A concertgoer who attended Travis Scott’s Astroworld Festival has been declared brain dead after suffering injuries during the crowd surge that killed eight people and injured over 300 people.
Bharti Shahani, a 22-year-old student attended the festival at NRG Park in Houston, Texas with her sister and cousin before getting separated in the crowd.
Bharti’s cousin, Mohit Bellani narrating what happened said: “Once one person fell, people started toppling like dominos. It was like a sinkhole. People were falling on top of each other. There were like layers of bodies on the ground, like two people thick. We were fighting to come up to the top and breathe to stay alive”.

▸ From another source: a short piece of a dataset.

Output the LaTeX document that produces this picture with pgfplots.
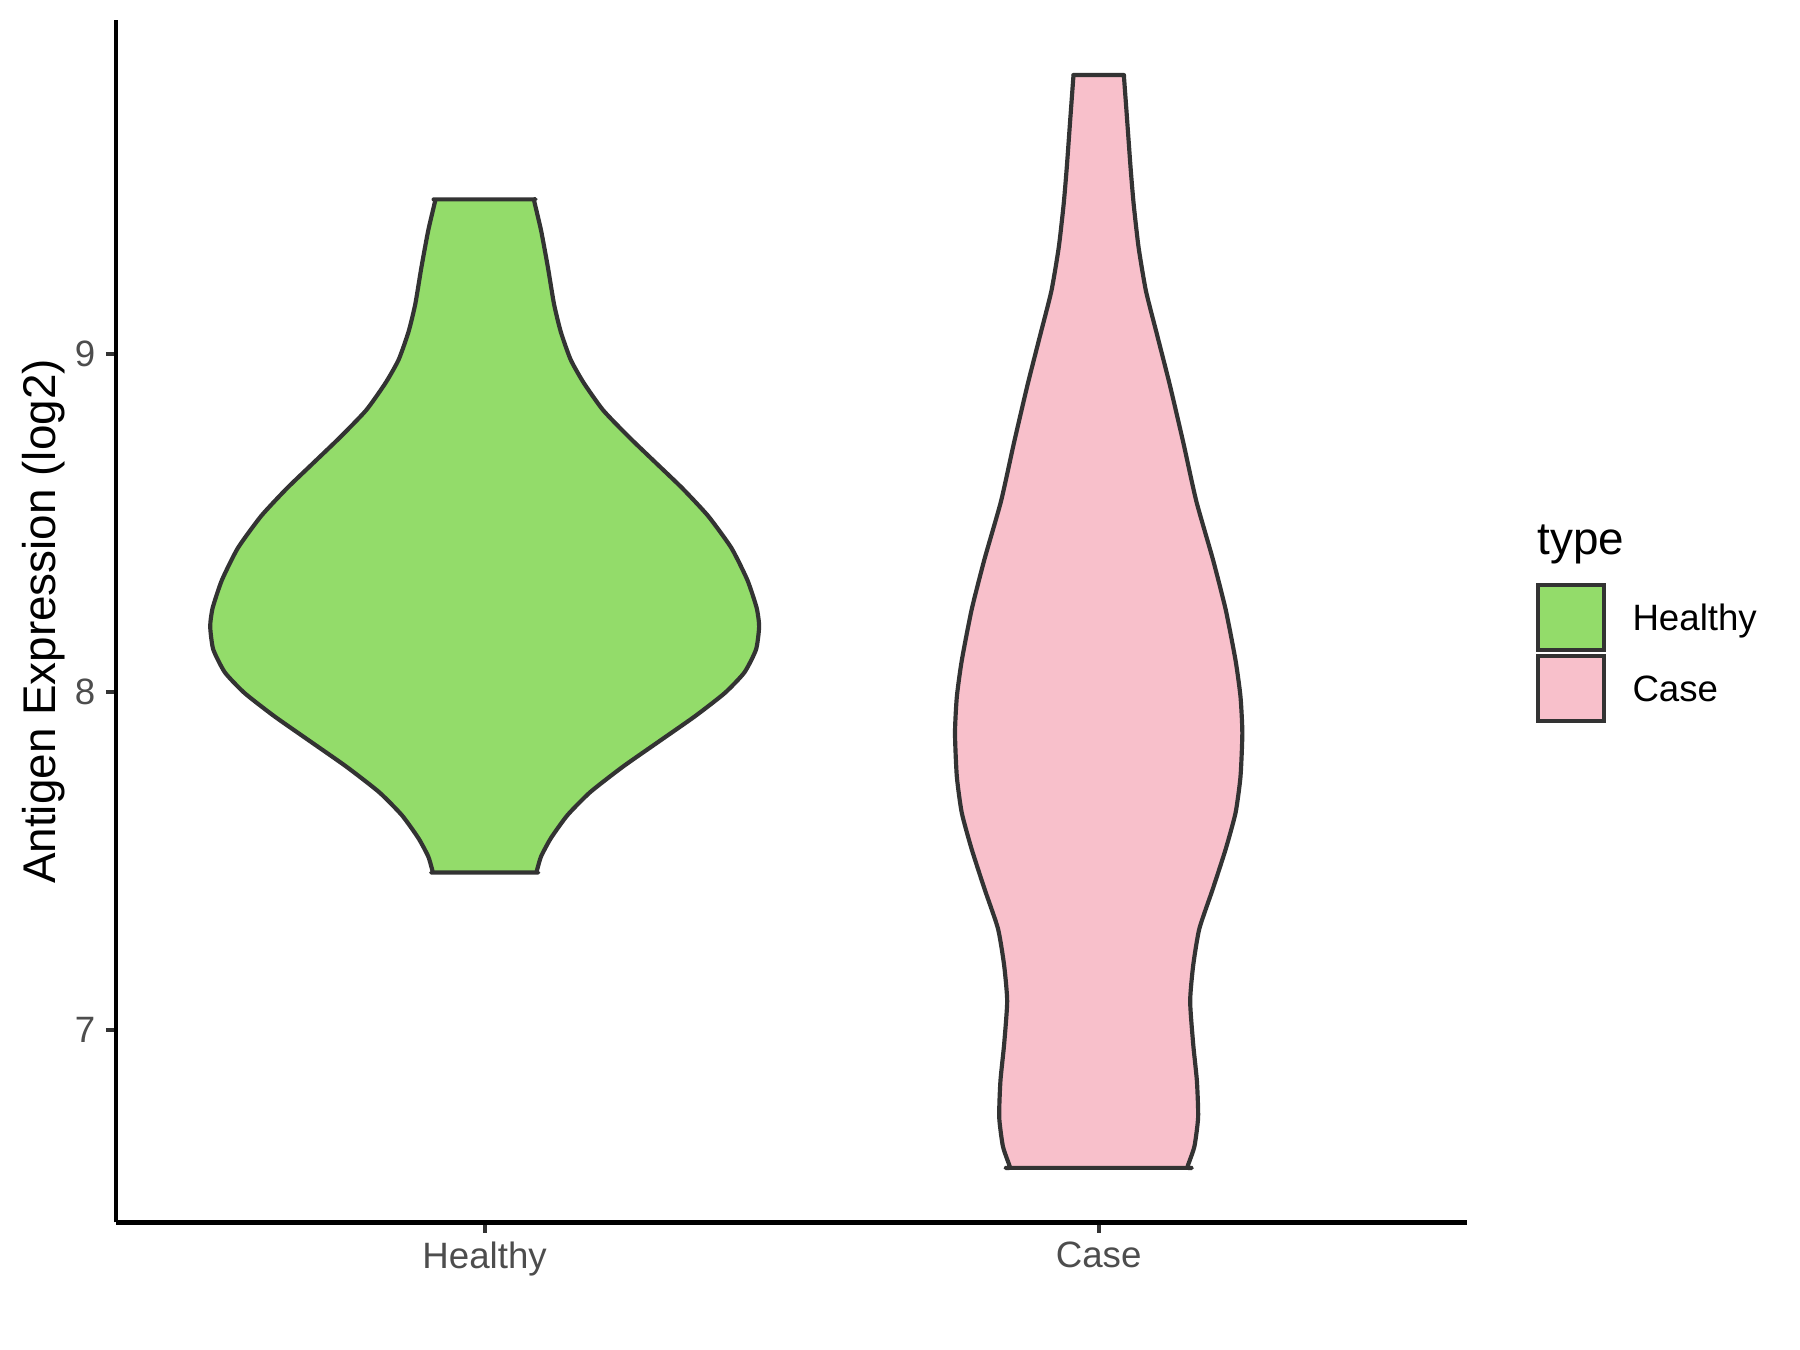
\documentclass[border=0pt]{standalone}
\usepackage{pgfplots}
\pgfplotsset{compat=1.18}
\usepackage{fontspec}
\setmainfont{Liberation Sans}
\definecolor{hgreen}{HTML}{93DC6A}
\definecolor{cpink}{HTML}{F8C0CB}
\definecolor{outl}{HTML}{333333}
\definecolor{tickgrey}{HTML}{4D4D4D}
\begin{document}
\begin{tikzpicture}
\useasboundingbox (0,0) rectangle (432pt,324pt);
\begin{axis}[
  at={(27.9pt,30.6pt)}, anchor=south west,
  scale only axis, width=324.2pt, height=288.5pt,
  xmin=0.4, xmax=2.6, ymin=6.4293, ymax=9.9867,
  axis x line*=bottom, axis y line*=left,
  axis line style={black, line width=1.07pt},
  xtick={1,2}, xticklabels={Healthy,Case},
  ytick={7,8,9},
  tick align=outside,
  major tick length=2.5pt,
  tick style={outl, line width=1.0pt},
  ticklabel style={font=\fontsize{8.8}{10}\selectfont, text=tickgrey},
  xticklabel style={yshift=1.4pt},
  yticklabel style={xshift=1.0pt},
  /pgf/number format/assume math mode=true,
  ylabel={Antigen Expression (log2)},
  every axis y label/.style={at={(rel axis cs:0,0.5)}, xshift=-17.5pt, rotate=90, anchor=center, font=\fontsize{11}{13}\selectfont},
  clip=false,
]
% Healthy violin
\addplot[fill=hgreen, draw=outl, line width=1.0pt, line join=round, smooth, tension=0.35] coordinates {
(0.920,9.457) (0.925,9.457) (1.075,9.457) (1.080,9.457) (1.0813,9.447)
(1.092,9.364) (1.103,9.256) (1.113,9.147) (1.124,9.065) (1.140,8.983) (1.161,8.915) (1.193,8.833) (1.236,8.752) (1.279,8.677) (1.322,8.602) (1.364,8.520) (1.402,8.425) (1.428,8.330) (1.443,8.248) (1.447,8.193) (1.442,8.125) (1.423,8.057) (1.391,7.996) (1.343,7.928) (1.284,7.853) (1.225,7.778) (1.172,7.703) (1.135,7.635) (1.108,7.567) (1.092,7.513)
(1.0857,7.475) (1.084,7.465) (1.079,7.465) (0.921,7.465) (0.916,7.465) (0.9143,7.475)
(0.908,7.513) (0.892,7.567) (0.865,7.635) (0.828,7.703) (0.775,7.778) (0.716,7.853) (0.657,7.928) (0.609,7.996) (0.577,8.057) (0.558,8.125) (0.553,8.193) (0.557,8.248) (0.572,8.330) (0.598,8.425) (0.636,8.520) (0.678,8.602) (0.721,8.677) (0.764,8.752) (0.807,8.833) (0.839,8.915) (0.860,8.983) (0.876,9.065) (0.887,9.147) (0.897,9.256) (0.908,9.364)
(0.9187,9.447) (0.920,9.457)
};
% Case violin
\addplot[fill=cpink, draw=outl, line width=1.0pt, line join=round, smooth, tension=0.35] coordinates {
(1.959,9.825) (1.964,9.825) (2.036,9.825) (2.041,9.825) (2.0414,9.815)
(2.046,9.701) (2.052,9.550) (2.057,9.443) (2.065,9.315) (2.077,9.186) (2.095,9.057) (2.116,8.907) (2.138,8.736) (2.159,8.564) (2.186,8.392) (2.207,8.242) (2.223,8.092) (2.231,7.985) (2.234,7.878) (2.231,7.749) (2.223,7.642) (2.207,7.535) (2.186,7.417) (2.164,7.299) (2.154,7.191) (2.149,7.084) (2.154,6.956) (2.160,6.848) (2.162,6.741) (2.156,6.655)
(2.1457,6.600) (2.144,6.591) (2.139,6.591) (1.861,6.591) (1.856,6.591) (1.8543,6.600)
(1.844,6.655) (1.838,6.741) (1.840,6.848) (1.846,6.956) (1.851,7.084) (1.846,7.191) (1.836,7.299) (1.814,7.417) (1.793,7.535) (1.777,7.642) (1.769,7.749) (1.766,7.878) (1.769,7.985) (1.777,8.092) (1.793,8.242) (1.814,8.392) (1.841,8.564) (1.862,8.736) (1.884,8.907) (1.905,9.057) (1.923,9.186) (1.935,9.315) (1.943,9.443) (1.948,9.550) (1.954,9.701)
(1.9586,9.815) (1.959,9.825)
};
\end{axis}
% legend
\node[anchor=base west, inner sep=0, font=\fontsize{11}{13}\selectfont] at (368.8pt,190.8pt) {type};
\filldraw[fill=hgreen, draw=outl, line width=1.0pt] (369.2pt,168.0pt) rectangle (385.0pt,183.6pt);
\filldraw[fill=cpink, draw=outl, line width=1.0pt] (369.2pt,151.0pt) rectangle (385.0pt,166.6pt);
\node[anchor=base west, inner sep=0, font=\fontsize{8.8}{10}\selectfont] at (391.6pt,172.6pt) {Healthy};
\node[anchor=base west, inner sep=0, font=\fontsize{8.8}{10}\selectfont] at (391.6pt,155.6pt) {Case};
\end{tikzpicture}
\end{document}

After getting out of the stampede, both Bellani and Bharti’s sister, Namrata Shahani, lost their cell phones and couldn’t find Bharti.
Namrata disclosed that once they let go of Bharti’s hand, the next time they saw her was in the ER.
According to reports, Bharti was given CPR in an ambulance by first responders and taken to Houston Methodist Hospital. She has been in critical condition and on a ventilator since the night of the concert, with doctors telling the family she has no brain activity.
Bharti’s family said they were still determining what to do next. However, Bharti’s sister has set up a GoFundMe page for donations to cover the family’s mounting expenses.
Meanwhile, Scott and the organizers of the Houston festival are facing over 30 lawsuits related to the crowd surge.
Among those suing Scott and festival organizers is the family of 21-year-old Axel Acosta. An attorney for the family told a press conference on Monday that Acosta had the “life squeezed out of” him and was then “trampled on like a piece of trash”.
Astroworld emergency plan “did not include crowd surge measures”
According to investigators, the Astroworld festival had an emergency operational plan that accounted for a number of dangerous scenarios including an active shooter, bomb, or terrorist threat, but it did not include any information on what to do in the event of a crowd surge.
Authorities are currently reviewing whether the concert promoters and organizers adhered to the plan submitted.
On the heels of reports that drug use could have played a role in the deadly crowd surge at Astroworld on Friday, concertgoers have said they were certainly aware of rampant drug use across the festival.
A festival attendee, Ashley Chapa was quoted as saying to CBS affiliate KHOU: “There was a lot of drugs. At one point, we were leaving the smaller stage where all the smaller artists were playing and were walking to Travis Scott, and we passed by this man with a Snapchat screen, and they wrote the text on there and it said, ‘LSD for 15 dollars’. Obviously, little kids, young people, were there and they’d be, like, ‘Oh, I’ve never tried this before, let’s try it”.
Houston Police also suspects drug use may have been a factor for the crowd surge and has involved its narcotics division in the two criminal investigations opened into the tragedy.
‘Satanic panic’ conspiracy theories allege festival tragedy was ‘demonic’ sacrifice
The Astroworld tragedy has sparked a torrent of conspiracy theories across every social media platform, from the spurious claim that Travis Scott’s management company deliberately planned the mass casualty event to a bizarre anti-vax theory.
The most popular of these conspiracies is that the tragic death of eight young people at NRG Park last Friday was a Satanic ritual, with TikTok clips promoting the claim, having collectively racked up tens of millions of views.